Wednesday, December 12, 2012

a boxer, biker bandits, and a really twisted murderer


Body and Soul: (1947. dir: Robert Rosson) A pretty good boxing picture is dragged up into the pantheon of greatness by the dizzying brilliance of James Wong Howe's relentless photography. That, and one of John Garfield's best performances. Howe's noir night-times are like nothing else, his day-times nearly as good, and that final boxing match is a dazzler.



Lone Hero: (2002. dir: Ken Sanzel) Why do I love this movie? Is it because you get to watch a tourist-trap destroyed by nasty outlaws? (Yes, I live in a tourist town; am I carrying secret angst?) Is it just that Robert Forster gives another of his incomparable performances? What is it about that guy? Does he inspire writers to create brilliant characters, or does he have a brilliant agent who roots them out for him, or is he just so good that he takes a middlin' character and elevates it into greatness with his dry wit and wry delivery?

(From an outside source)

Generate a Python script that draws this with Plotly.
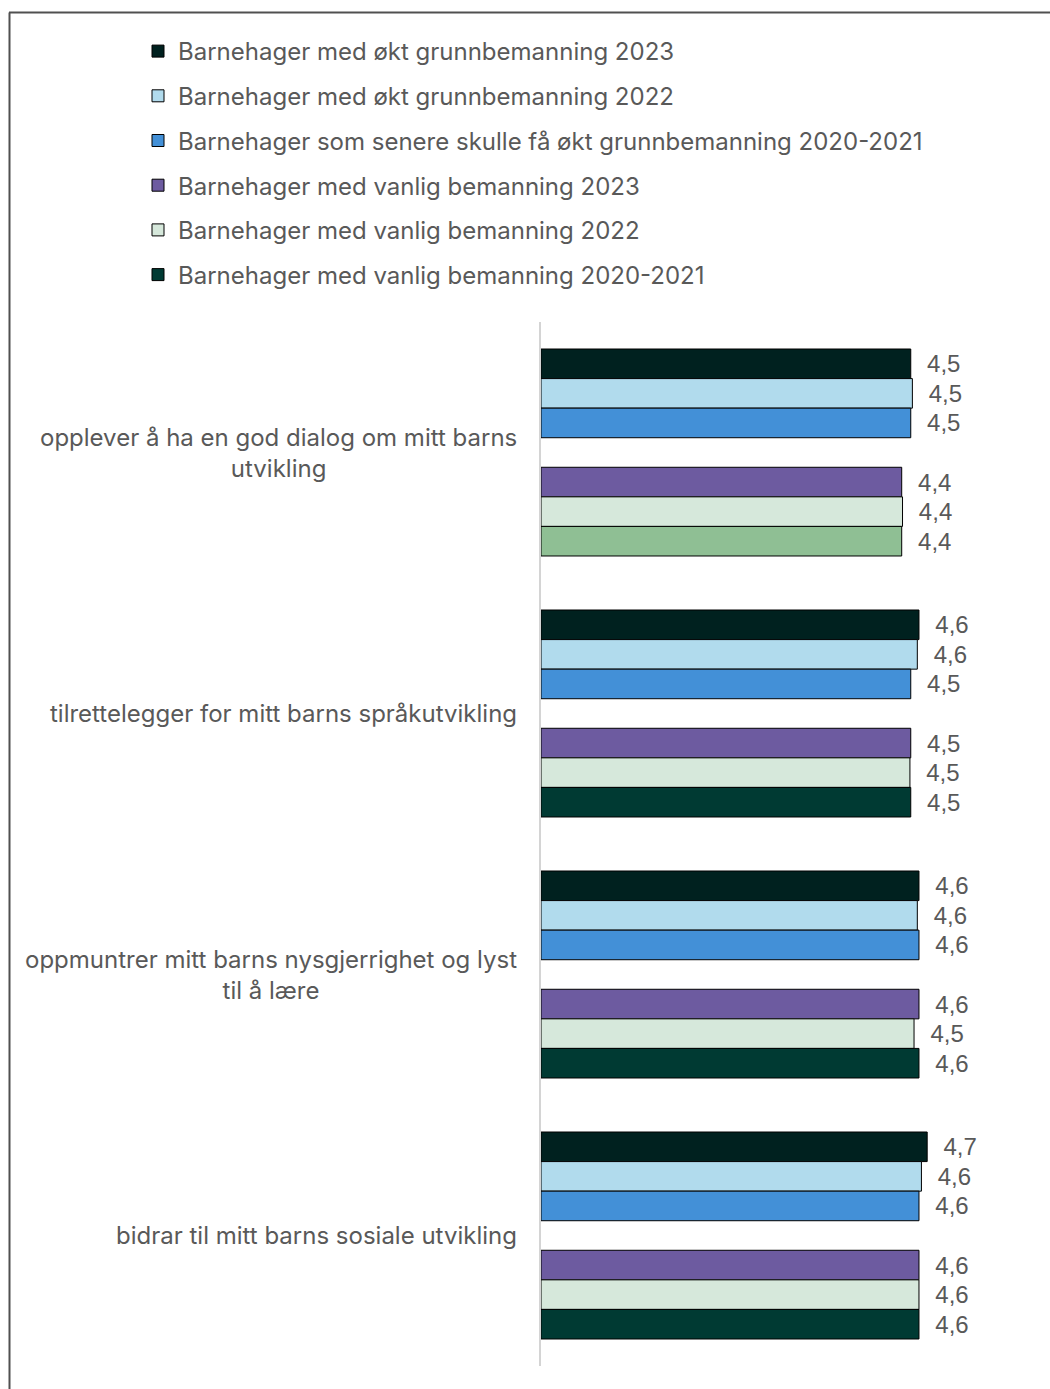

This is the story of an aging kid suspended between youth and adulthood, working a kind of interesting but pretty much nowhere job recreating gunfights in one of those touristy old West towns like Virginia City or Tombstone or Jacksonville Oregon, with wooden sidewalks and a little train that scoots through town while tinny music plays and a girl in a hoop-skirt and bonnet points out places of historical interest. The "kid" is played by Sean Patrick Flanery, who you think you know, right? but who is transformed by this DP (David Pelletier), filmed so that he is the most sensuous creature in the world, which he may be, but I have yet to find him so in the few of his other films I've seen. Then there's Lou Diamond Phillips, about perfect as a psychopathic cop-killing biker, and Robert Forster as (you guessed it) the toughest gun-toting libertarian in this tiny Montana town. When a gang of outlaws on motorcycles ride in, John (Flanery) stands up to its leader, bringing down the wrath of the bad guys.

The dialogue is clever, the story moves at a good clip, there's gunplay a-plenty, and, although it follows the basic formula, you're never sure exactly how it's going to achieve the expected ends. There's some great music, including a raucous rendition of "Streets of Laredo" by the Headstones, and a lot of surprisingly effective good humor. In short, you go in expecting little to nothing, and you come out the other side with two hours of good entertainment, and I guess that's why I love it.



*SPOILER ALERT*

Perfume: (2006. dir: Tom Tykwer) It was a book first, and an enormous hit among my generation when we were still enjoying our morose and often noir-clad salad days. It was often said that, popular as it was, it could never translate onto the screen, as the story happens inside the head of one of the most enigmatic and laconic anti-heroes ever written, and its chosen vehicle, the sense of smell, can just barely be translated through words, and how does one do it through images instead?

I read somewhere that this was Kurt Cobain's favorite novel, and I believe it, because it's the ultimate Rock Star book. Here is the Artist as Sociopath. Hardly aware of the wake of destruction he leaves in his quest for perfection in his art (in this case, the serial murders of beautiful women whose essences he distills to design the perfect perfume), this anti-hero achieves the long-fought perfection, the world falls in love with his art and therefore with him. Then, of course, he must suffer the terrible loneliness of being Apart and Unable to Love, and is eventually, out of love, devoured by his fans.

This is the kind of book for which you ache with passion when you are seventeen and obsessed with Baudelaire and Rimbaud; it's a story for angstful teenagers. If you bring an adult sensibility to the table, it will probably spoil the feast unless you garnish liberally with vast doses of irony.

The film itself is no doubt as well done as it can be. Ben Whishaw is a young maestro, correct in every detail, showing us never too much or too little. The production values are gorgeous and smooth. The script relies overly on narration, but that, considering the source material, was probably inevitable. The early suspense is effective, and the story only loses its grip into absurdity in the last twenty minutes or so.